Which could only mean one glorious thing.

THEY WERE HERE! MY FAMI LY HAD RETURNED!

I leapt up off the bed, and my throat worked again, and eventually I managed to force a rusty shout out. ‘Hi!’

In return, faint voices.

I stumbled along the top landing – on a grey slippery carpet I’d never noticed before, but I didn’t care about that right then and there. I’d just reached the top of the staircase when there was the beautiful sound of a key unlocking a lock.

And the front door opened.

MUM AND DAD were in the doorway, gasping and laughing. I joined in. Mostly out of shock at how different they looked. They’d gone completely white-haired, and wore shapeless brown boiler suits, which smelt quite strongly of mushroom soup.

Then they both walked into the hallway properly and my welcoming smile died on my lips.

It wasn’t them at all. Just a pair of men I’d never met in my life, standing in my hallway.

They didn’t just look and smell weird. They were also being weird. This is what they were doing: wincing with pain while smiling joyfully at the same time.

One took out an electric lamp from his bag and placed it on the floor. In its dim light, I realised they were blotting beads of blood off their faces. They didn’t seem bothered.

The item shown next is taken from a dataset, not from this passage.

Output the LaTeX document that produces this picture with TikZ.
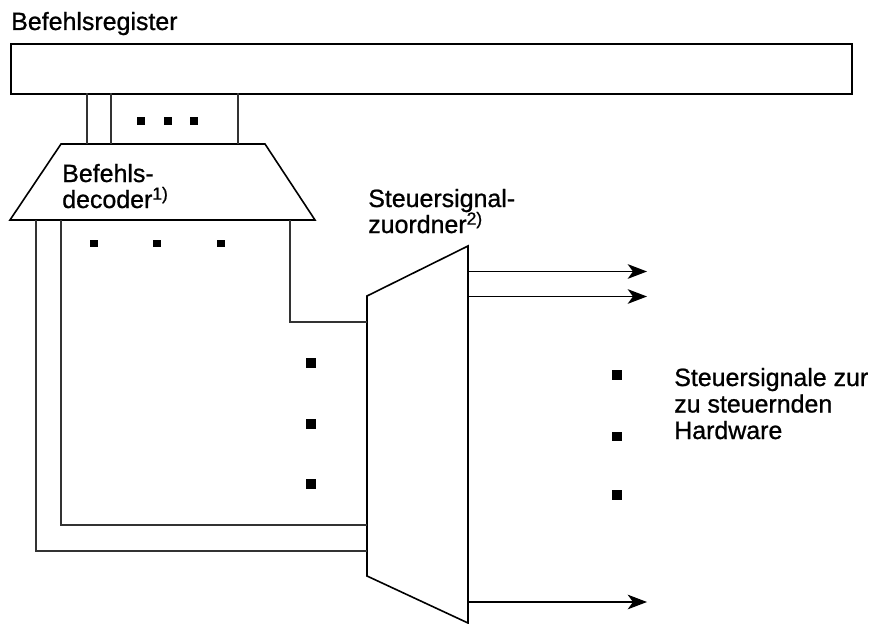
\documentclass[tikz,border=0pt]{standalone}
\usepackage{fontspec}
\setmainfont{Liberation Sans}
\newfontfamily\lblfont{Liberation Sans}[FakeBold=0.9]
\usetikzlibrary{arrows.meta}
\begin{document}
\begin{tikzpicture}[x=0.75pt,y=-0.75pt,
  outline/.style={draw=black,line width=1.2pt,line join=miter},
  wire/.style={draw=black!80,line width=0.8pt},
  sig/.style={draw=black,line width=0.9pt,-{Stealth[length=14.5pt,width=11pt,inset=4pt]}},
  dotS/.style={fill=black,draw=none,minimum size=5.6pt,inner sep=0pt,rectangle},
  dotL/.style={fill=black,draw=none,minimum size=6.8pt,inner sep=0pt,rectangle},
  lbl/.style={font=\lblfont\fontsize{18.7}{21}\selectfont,inner sep=0pt,anchor=base west}]
\useasboundingbox (0,0) rectangle (874,624);

% labels
\node[lbl] (t1) at (11,30) {Befehlsregister};
\node[lbl] (t2) at (62,182) {Befehls-};
\node[lbl] (t3) at (62,208) {decoder\textsuperscript{1)}};
\node[lbl] (t4) at (368,207) {Steuersignal-};
\node[lbl] (t5) at (368,233) {zuordner\textsuperscript{2)}};
\node[lbl] (t6) at (674,386) {Steuersignale zur};
\node[lbl] (t7) at (674,412.5) {zu steuernden};
\node[lbl] (t8) at (674,439) {Hardware};

% register
\node[outline,rectangle,anchor=north west,inner sep=0pt,
      minimum width=630.75pt,minimum height=37.5pt] (reg) at (10,43) {};

% decoder trapezoid
\coordinate (dtl) at (61,144);
\coordinate (dtr) at (265,144);
\coordinate (dbr) at (315,220);
\coordinate (dbl) at (10,220);
\draw[outline] (dtl) -- (dtr) -- (dbr) -- (dbl) -- cycle;

% multiplexer (Steuersignalzuordner)
\coordinate (mtl) at (367,296);
\coordinate (mtr) at (468,246);
\coordinate (mbr) at (468,623);
\coordinate (mbl) at (367,576);
\draw[outline] (mtl) -- (mtr) -- (mbr) -- (mbl) -- cycle;

% wires register -> decoder
\coordinate (ra) at (87,93);  \coordinate (da) at (87,144);
\coordinate (rb) at (111,93); \coordinate (db) at (111,144);
\coordinate (rc) at (238,93); \coordinate (dc) at (238,144);
\draw[wire] (ra) -- (da);
\draw[wire] (rb) -- (db);
\draw[wire] (rc) -- (dc);

% wires decoder -> multiplexer
\coordinate (o1) at (36,220);  \coordinate (c1) at (36,551);  \coordinate (m1) at (367,551);
\coordinate (o2) at (61,220);  \coordinate (c2) at (61,525);  \coordinate (m2) at (367,525);
\coordinate (o3) at (290,220); \coordinate (c3) at (290,322); \coordinate (m3) at (367,322);
\draw[wire] (o1) -- (c1) -- (m1);
\draw[wire] (o2) -- (c2) -- (m2);
\draw[wire] (o3) -- (c3) -- (m3);

% output arrows
\coordinate (s1) at (468,271.5); \coordinate (e1) at (647,271.5);
\coordinate (s2) at (468,296.5); \coordinate (e2) at (647,296.5);
\coordinate (s3) at (468,602);   \coordinate (e3) at (647,602);
\draw[sig] (s1) -- (e1);
\draw[sig] (s2) -- (e2);
\draw[sig] (s3) -- (e3);

% dots
\node[dotS] (p1) at (141,121) {};
\node[dotS] (p2) at (168,121) {};
\node[dotS] (p3) at (194,121) {};
\node[dotS] (q1) at (94,243.5) {};
\node[dotS] (q2) at (157,243.5) {};
\node[dotS] (q3) at (221,243.5) {};
\node[dotL] (u1) at (311,363) {};
\node[dotL] (u2) at (311,424) {};
\node[dotL] (u3) at (311,484) {};
\node[dotL] (v1) at (617,375) {};
\node[dotL] (v2) at (617,436.5) {};
\node[dotL] (v3) at (617,495) {};
\end{tikzpicture}
\end{document}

‘Worth it though,’ said the man with the straggly ponytail as he roughly swiped at his skin with a hankie. ‘I’d have fought off a dozen hammerhead sharks just to get in this place.’

‘Toadly,’ said his companion, a round fellow with a pink face. ‘A few nicks and scratches are a small price to pay, really. Tent udder.’

He flicked on the head torch strapped around his forehead and began to dart it around the hallway.

Hammerhead sharks? Tent udder? What were they on about? Then again – what did it matter? That elixir had been next to useless. What was the point of waking up if it wasn’t to my family coming back?

What I needed, at this point, was what Mum and Dad in their ongoing attempt to refocus my anger had called ‘an alternative thought’. Break the thought pattern that isn’t serving you, Frankie, and try to think in a new way.

It was as hard and slow as walking up Legkiller on a muggy day, but with an effort I wrenched my thoughts upwards. Maybe they weren’t here yet, but perhaps my family weren’t too far behind. These men might be able to help me find them. Or tell me what I was meant To Do anyway.